In general the false positive rate (assuming our hash function is good, ie H(X) is independently uniformly random for each X) is the chance that a uniformly random hash passes the filter. For a N bit filter with P bits marked, and K bits per element, that's (P/N)^K (select K random indexes, and check if they're all marked, which they will be with probability P out of N each). Since N and K are fixed, the FPR only depends on the popcount P. A straightforward bloom filter can't depend on the number of items inserted (seperately from the number of marked bits), because that information isn't even present.
You want to check if an element is probably in a dataset. You want speed, and the possibility of a false positive doesn’t scare you that much.
Say you want to lookup if a username is in a database. That could take a while if you have a really large db of usernames, but you want to tell a user quickly if a name is taken.
So what you can do is make a bloom filter, which is basically just an array of bits of n length. Let’s say 10 for our example.
Then gather some hash functions (h1, h2, and h3).
When someone inputs a username, you run it through the hash functions, and modulo by the number of bits, and get an integer result.
Then you check the bits at position 3,2, and 7 in the array.
If they any of the bits are set to 0, we haven’t seen the username before.
If they’re all set to 1, we have possibly seen the username before.
Let’s say they’re all set to 0, so we probably haven’t seen it. We can present the message that the username is available, and allow registration. During registration, we can do a slower more expensive verification that the username isn’t actually in the dataset.
Now that the username is in the dataset, we can flip the bits on our bloom filter at position 3,2, and 7 to 1. So the next time we lookup that username we can tell quickly that it’s probably taken.
There is no way to delete from the bloom filter. The more values you store relative to its size, the more false positives you get.
Not exactly correct. If all of the bits is 1, then the value is possibly in the set (not "probably", but "possibly", with the likelihood being affected by the sizes of the set and the array).
If any of the bits is zero, the value definitely isn't in the set (also not "probably haven't", but definitely not).
Was trying to keep the initial explanation simple by leaving out the false positives scaling relative to the size of the array and set, and then clarifying at the end.
The second part (any 0 bits it hasn’t been seen) is true, a goof up on my part.
Usernames is a nice example. Just as a demo, we could make things simpler:
Look at all the usernames in the input, keep track of all the letters you’ve seen. When you get a new name, if you’ve seen all the letters before, you might have seen the name before. If there’s a new letter, it must be a new name.
Obviously that isn’t a great hash function, some letters are more common than others, so real Bloom filters use better ones, but it works basically the same way.
Think of them as asking a bouncer if they have seen a suspect enter a club. They don't know folks by name, but can answer a series questions about the people that entered.
Then, the "hashes" are effectively your new questions. Did someone with green hair enter? Did someone limping enter? Wearing a hat? Etc
To that end, it is clear that you won't get a definitive yes to entry. You may get a sufficient no, though.

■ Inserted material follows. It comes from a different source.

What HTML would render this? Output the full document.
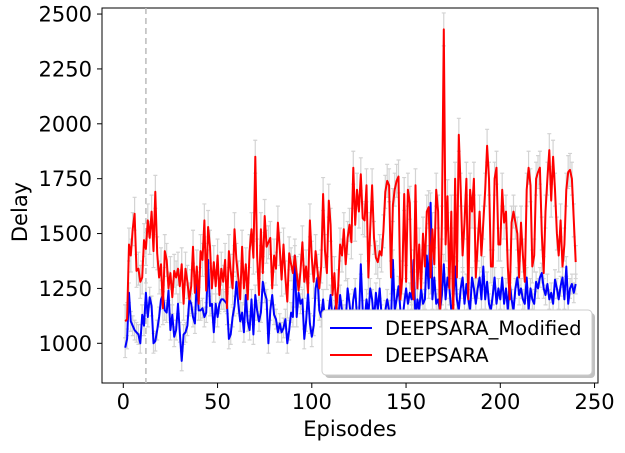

say though nummerology you reduce the character values of a name to a number 0-10. Lots of names will reduce to the same number. We take 11 bits and for "jim" we set the first bit. We have only one name in our data set so all other bits are 0. Now if someone types "joe" in the search box and it reduces to 2 we look at the second bit, see it is a zero and know 100% *for sure* that this name is not in the data set. If "jack" reduces to 1 and we look him up we see 1 is set so this name *might be* there.
I did say I'd butcher it. :-) imho one shouldn't be overly attached to an exact implementation but learn to reason about it. You could for example make an array and count how many times each bit was set. A textbook bloomfilter doesn't allow you to remove things but if you count how often a bit was set you obviously can.
Excellent thought provoking article, but all the times I’ve brought in a dumb cache or bloom filter it is to save calling a micro service or hitting a DB or something so fantastically expensive (in computer time) that even a staggeringly inefficient bloom filter or just keeping lists of recently-seen values etc is a massive win. So there’s no big pressing need to microoptimise the bloom filter or whatever, and all the real profile guided optimizations point at other low hanging fruit.
Same, I was thinking about implementing a bloom filter myself, but when I put in the hit ratio and the frequencies, a simple LRU cache was going to be close enough. It's hard to justify the complexity sometimes, which is a pitty cause they are so cool.
wild tangent, focusing on the stated example, not the filter implementation:
> Suppose that you are given a database of users where only a small percentage are ‘paying customers’ (say 5% or less). You can write an SQL query to check whether a given user is indeed a paying customer, but it might require a round trip to your database engine. Instead, you would like to hold a small ‘filter’ in memory to quickly check whether the given user is a paying customer.
another way to avoid needing to solve this example filtering problem is to store the data in the database in a way that doesn't require any filtering. e.g. if it is often useful to distinguish paying customers from other kinds of users (sounds plausible), maybe paying customers could be segregated into their own separate table from non-paying users. then there's no need to filter.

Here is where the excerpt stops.